The real bet that Bush & Co. make on this war
is that it can secure oil at
$15 a barrel, rescue dollar hegemony, gain the
ability to wage its
economic war on China and Europe, and
inaugurate a fresh upwave of
real profit. That will not happen.
When the invasion goes, we will certainly see
plenty of images of
cheering "liberated" Iraqis. This is common
after any successful military
incursion, a combination of real relief in
some cases, as we saw in the
first stage of the 1994 Haiti invasion, but
also of self-defense and
opportunism.
The costs incurred by the war, combined with
the insane Bush tax cuts
for the rich, will deepen the Bush regime's
economic conundrums. The
coming social crisis in the US will emerge
against a backdrop of
elevated public expectations. The hyperbole
employed by this
administration to justify this war, against
rapidly strengthening
resistance and a corresponding loss of
credibility outside the
indoctrinated and gullible United States, led
them to warn the public
about perpetual "war on terror," but with the
sugar coating that there
would be no domestic economic sacrifice. The
mountain of personal and
institutional debt in the US, the threat of
deflation, the trade deficit, the
overcapacity, the rising unemployment and
insecurity, all these factors
will be worsened by the Bush doctrines. And
Bush, like his father before
him, will go down. Along with him, Tony Blair
and Jose Maria Aznar will
go down in political flames, and it will be a
long time indeed before
anyone can align themselves with the US as an
ally. As in the last
elections for the Republic of Korea,
candidates will find that election
victory depends on now independent one can
prove oneself of the
United States.
We have had our course charted now, and the
military option is all the
US ruling class really has to maintain its
dominance. After Iraq, there will
certainly be increased asymmetric warfare,
"terrorism," if you will,
directed at Americans, American institutions,
American targets. And
when the rest of the world recognizes how
thinly spread the US military
is, thinly spread physically, but also
economically because it is not a
sustainable institution in its current
incarnation, rebellions will occur.
They have already started. Then the response
of the weakening US will
be to lash out, often with totally
unforeseeable consequences, just as
the consequences of this impending invasion
are unforeseeable.
Our military might is no longer a sign of
strength, and the US military is
not invincible. Its use as both first and last
resort is a sign of profound
systemic weakness. That its employment could
destabilize the world,
and cause us to stumble into a Third World War
is a real possibility.
We in the antiwar movement have struggled to
protect the Iraqi people.
We may fail in that. But as resistance
fighters in WWII or national
liberation fighters in the post-colonial era,
we must differentiate setbacks
from defeat, when we suffer those setbacks we
can not be demoralized
and demobilized. We will keep our eyes on the
fact that the system itself
is failing and this adventure is a symptom of
that failure, and continue to
work for the political destruction of our
current regime as a tactical
necessity. The perfect storm is coming. It's
in the genetic code of the
system right now and inevitable. And while we
don't know how it will
look, we have to keep our eyes on the prize -
emancipation from the
whole system, and let that be our lodestar.

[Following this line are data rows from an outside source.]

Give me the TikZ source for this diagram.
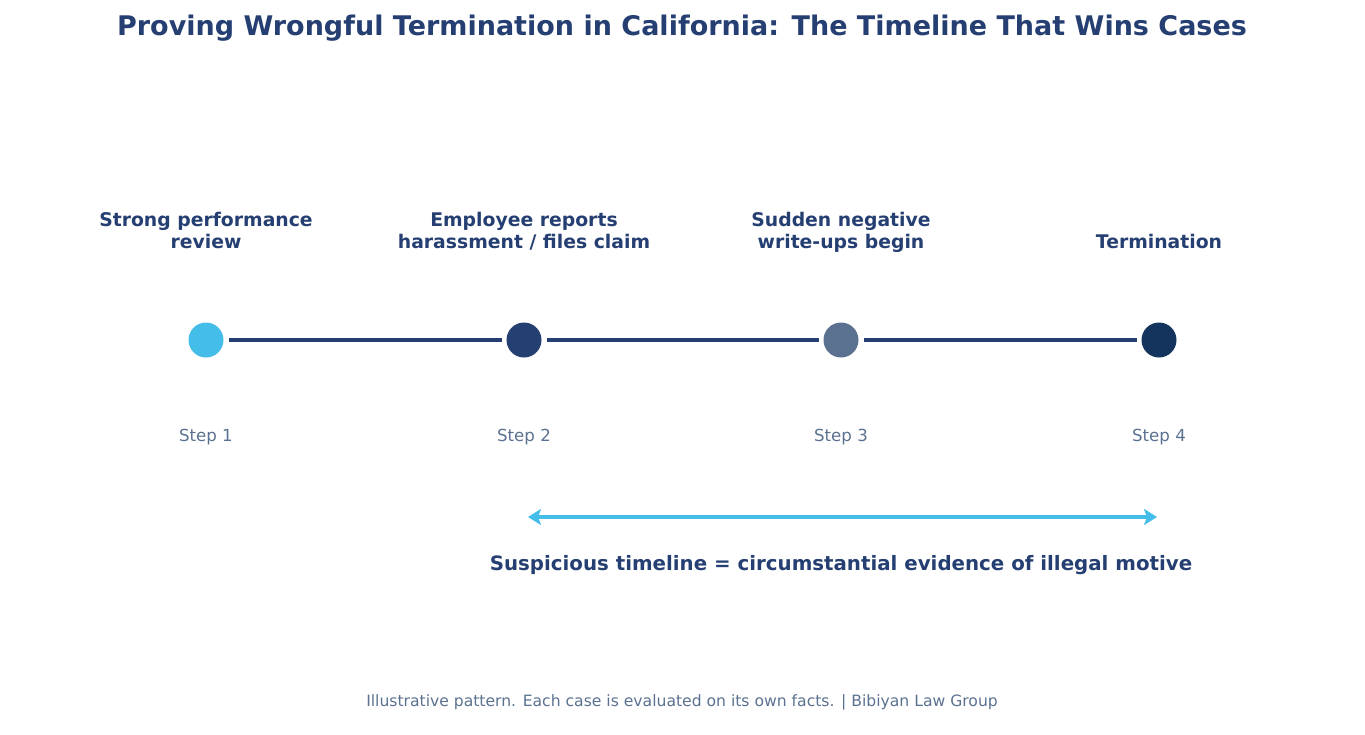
\documentclass[tikz,border=0pt]{standalone}
\usepackage{fontspec}
\setmainfont{DejaVu Sans}
\usetikzlibrary{arrows.meta,positioning}
\definecolor{navy}{HTML}{253F72}
\definecolor{sky}{HTML}{44BDE8}
\definecolor{slate}{HTML}{5B7190}
\definecolor{deep}{HTML}{14345E}
\tikzset{
  dot/.style={circle,minimum size=35pt,inner sep=0pt,outer sep=5pt},
  event/.style={font=\fontsize{18.8}{22}\selectfont\bfseries,text=navy,align=center,anchor=south,text depth=5pt},
  steplbl/.style={font=\fontsize{16.6}{19}\selectfont,text=slate},
  window/.style={sky,line width=4.5pt,>={Stealth[length=13pt,width=16pt,inset=3pt]},<->}
}
\begin{document}
\begin{tikzpicture}[x=1pt,y=-1pt]
      \useasboundingbox (0,0) rectangle (1365,734);
      \node[font=\fontsize{27}{30}\selectfont\bfseries,text=navy] (title) at (682,28)
        {Proving Wrongful Termination in California: The Timeline That Wins Cases};
      % the four steps
      \node[dot,fill=sky]   (s1) at (206,340) {};
      \node[dot,fill=navy]  (s2) at (524,340) {};
      \node[dot,fill=slate] (s3) at (841,340) {};
      \node[dot,fill=deep]  (s4) at (1159,340) {};
      \draw[navy,line width=4.5pt] (s1) -- (s2) (s2) -- (s3) (s3) -- (s4);
      \node[event] (e1) at (206,257) {Strong performance\\review};
      \node[event] (e2) at (524,257) {Employee reports\\harassment / files claim};
      \node[event] (e3) at (841,257) {Sudden negative\\write-ups begin};
      \node[event] (e4) at (1159,257) {Termination};
      \node[steplbl] (l1) at (206,437) {Step 1};
      \node[steplbl] (l2) at (524,437) {Step 2};
      \node[steplbl] (l3) at (841,437) {Step 3};
      \node[steplbl] (l4) at (1159,437) {Step 4};
      % suspicious window
      \coordinate (wa) at (528,517);
      \coordinate (wb) at (1157,517);
      \draw[window] (wa) -- (wb);
      \node[font=\fontsize{19.8}{22}\selectfont\bfseries,text=navy] (note) at (841,565)
        {Suspicious timeline = circumstantial evidence of illegal motive};
      \node[font=\fontsize{15.6}{18}\selectfont,text=slate] (foot) at (682,702)
        {Illustrative pattern. Each case is evaluated on its own facts. | Bibiyan Law Group};
\end{tikzpicture}
\end{document}
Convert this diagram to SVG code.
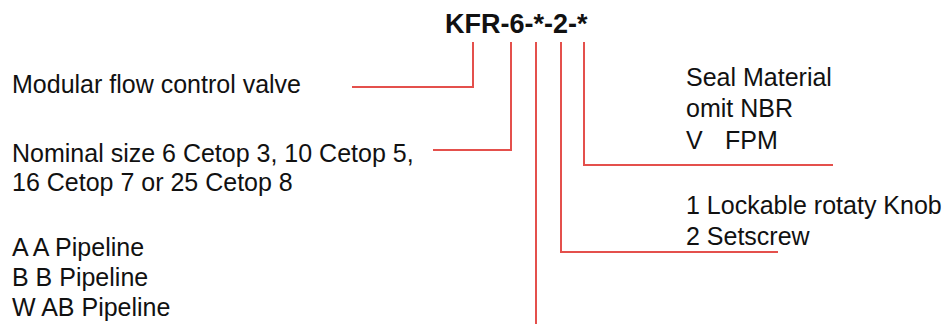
<svg xmlns="http://www.w3.org/2000/svg" width="942" height="325" viewBox="0 0 942 325">
<style>
.t{font-family:"Liberation Sans",Arial,sans-serif;font-size:25px;fill:#111}
.h{font-family:"Liberation Sans",Arial,sans-serif;font-size:27px;font-weight:bold;fill:#111}
.c{fill:none;stroke:#e4504c;stroke-width:2}
</style>
<rect width="942" height="325" fill="#fff"/>
<g id="title"><text class="h" x="445" y="33">KFR-6-*-2-*</text></g>
<g id="type"><text class="t" x="12" y="93">Modular flow control valve</text></g>
<g id="size"><text class="t" x="12" y="162">Nominal size 6 Cetop 3, 10 Cetop 5,</text><text class="t" x="12" y="191">16 Cetop 7 or 25 Cetop 8</text></g>
<g id="pipeline"><text class="t" x="12" y="256">A A Pipeline</text><text class="t" x="12" y="286">B B Pipeline</text><text class="t" x="12" y="316">W AB Pipeline</text></g>
<g id="seal"><text class="t" x="686" y="86">Seal Material</text><text class="t" x="686" y="117">omit NBR</text><text class="t" x="686" y="149">V</text><text class="t" x="725" y="149">FPM</text></g>
<g id="adjust"><text class="t" x="686" y="214">1 Lockable rotaty Knob</text><text class="t" x="686" y="245">2 Setscrew</text></g>
<g id="connectors">
<polyline class="c" points="352,87 473,87 473,42"/>
<polyline class="c" points="433,150 511,150 511,42"/>
<polyline class="c" points="536,42 536,324"/>
<polyline class="c" points="778,252 561,252 561,42"/>
<polyline class="c" points="833,165 584,165 584,42"/>
</g>
</svg>
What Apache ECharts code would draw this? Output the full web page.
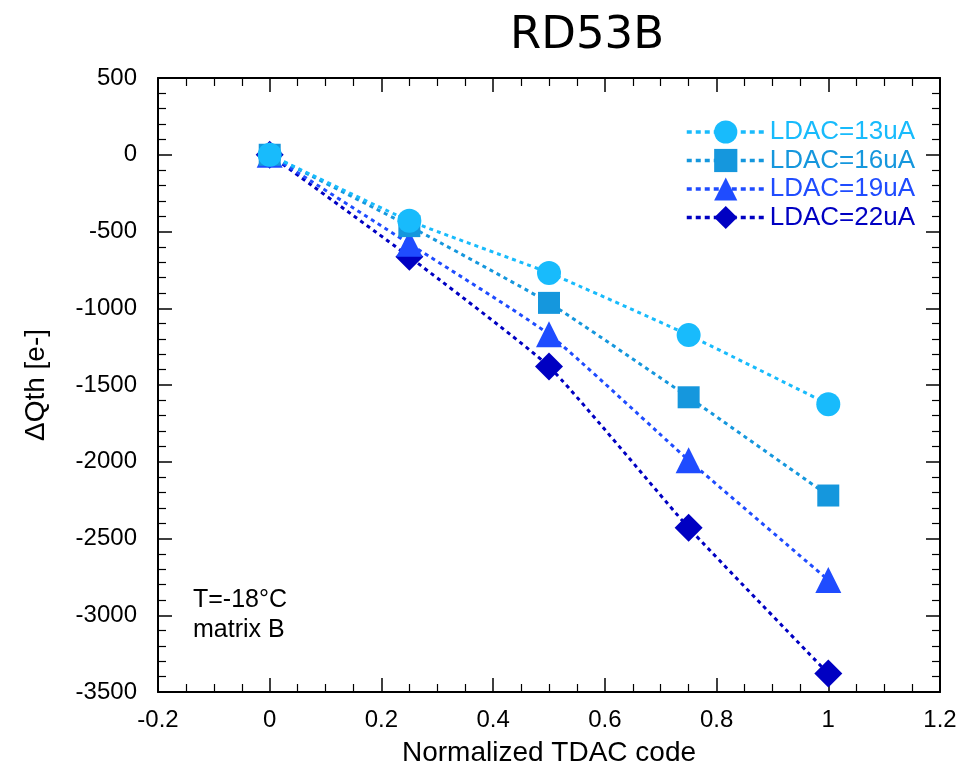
<!DOCTYPE html>
<html>
<head>
<meta charset="utf-8">
<script src="https://cdn.jsdelivr.net/npm/echarts@6/dist/echarts.min.js"></script>
<style>
  html, body { margin: 0; padding: 0; background: #fff; }
  #chart { width: 967px; height: 770px; }
</style>
</head>
<body>
<div id="chart"></div>
<script>
// values
const tdac = [0, 0.25, 0.5, 0.75, 1]
const ldac13 = [0, -430, -770, -1175, -1625]
const ldac16 = [0, -465, -965, -1580, -2220]
const ldac19 = [0, -580, -1170, -1990, -2770]
const ldac22 = [0, -665, -1380, -2430, -3380]
const seriesNames = ['LDAC=13uA', 'LDAC=16uA', 'LDAC=19uA', 'LDAC=22uA']
const colors = ['#18bbfc', '#1597dd', '#1f4cff', '#0000c2']
const symbols = ['circle', 'rect', 'triangle', 'diamond']
const symbolSizes = [24, 22, 26, 28]

const allValues = [ldac13, ldac16, ldac19, ldac22]

const chart = echarts.init(document.getElementById('chart'))

const font = 'Liberation Sans, Arial, sans-serif'

function frameAxis(extra, minorSplit) {
  return Object.assign({
    axisLine: { show: true, onZero: false, lineStyle: { color: '#000', width: 2 } },
    axisTick: { show: true, inside: true, length: 14, lineStyle: { color: '#000', width: 1.5 } },
    minorTick: { show: true, splitNumber: minorSplit, length: 8, lineStyle: { color: '#000', width: 1.2 } },
    splitLine: { show: false },
    minorSplitLine: { show: false }
  }, extra)
}

const series = allValues.map((vals, i) => ({
  name: seriesNames[i],
  type: 'line',
  xAxisIndex: 0,
  yAxisIndex: 0,
  data: tdac.map((x, j) => [x, vals[j]]),
  smooth: 0.15,
  symbol: symbols[i],
  symbolSize: symbolSizes[i],
  itemStyle: { color: colors[i] },
  lineStyle: { color: colors[i], width: 3, type: [4, 4] },
  z: 10 - i
}))

const option = {
  animation: false,
  title: {
    text: 'RD53B',
    left: 582,
    top: 9,
    textAlign: 'center',
    textStyle: { fontFamily: 'DejaVu Sans', fontWeight: 'normal', fontSize: 45, color: '#000' }
  },
  grid: { left: 158, right: 27, top: 78, bottom: 78, outerBoundsMode: 'none' },
  legend: {
    orient: 'vertical',
    left: 680,
    top: 114,
    itemWidth: 78,
    itemHeight: 29,
    itemGap: 2.5,
    lineStyle: { width: 3.5, type: [5, 4] },
    textStyle: { fontFamily: font, fontSize: 26, lineHeight: 22 },
    data: seriesNames.map((n, i) => ({ name: n, textStyle: { color: colors[i] } }))
  },
  xAxis: [
    frameAxis({
      type: 'value',
      min: -0.2,
      max: 1.2,
      interval: 0.2,
      position: 'bottom',
      name: 'Normalized TDAC code',
      nameLocation: 'middle',
      nameGap: 47,
      nameTextStyle: { fontFamily: font, fontSize: 28, color: '#000' },
      axisLabel: {
        margin: 16,
        fontFamily: font,
        fontSize: 24,
        color: '#000',
        formatter: v => String(Math.round(v * 10) / 10)
      }
    }, 4),
    frameAxis({
      type: 'value',
      min: -0.2,
      max: 1.2,
      interval: 0.2,
      position: 'top',
      axisLabel: { show: false }
    }, 4)
  ],
  yAxis: [
    frameAxis({
      type: 'value',
      min: -3500,
      max: 500,
      interval: 500,
      position: 'left',
      name: '\u0394Qth [e-]',
      nameLocation: 'middle',
      nameGap: 108,
      nameTextStyle: { fontFamily: font, fontSize: 28, color: '#000' },
      axisLabel: {
        margin: 21,
        fontFamily: font,
        fontSize: 24,
        color: '#000',
        formatter: v => String(v)
      }
    }, 5),
    frameAxis({
      type: 'value',
      min: -3500,
      max: 500,
      interval: 500,
      position: 'right',
      axisLabel: { show: false }
    }, 5)
  ],
  graphic: [
    {
      type: 'text',
      left: 193,
      top: 585,
      style: {
        text: 'T=-18\u00b0C\nmatrix B',
        fontFamily: font,
        fontSize: 25,
        lineHeight: 30,
        fill: '#000'
      }
    }
  ],
  series: series
}

chart.setOption(option)
</script>
</body>
</html>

Never quit. Never. We are in
the stream of history, and we have been given
a grave and momentous
responsibility. Every day we delayed them was
a victory.
There is a long struggle ahead, and it will
become more terrible. But just
as those before us fought slavery, apartheid,
fascism, and colonialism,
we will take up our historical task with
confidence and determination,
and assert our humanity against these
gangsters.
Freedom is the recognition of necessity.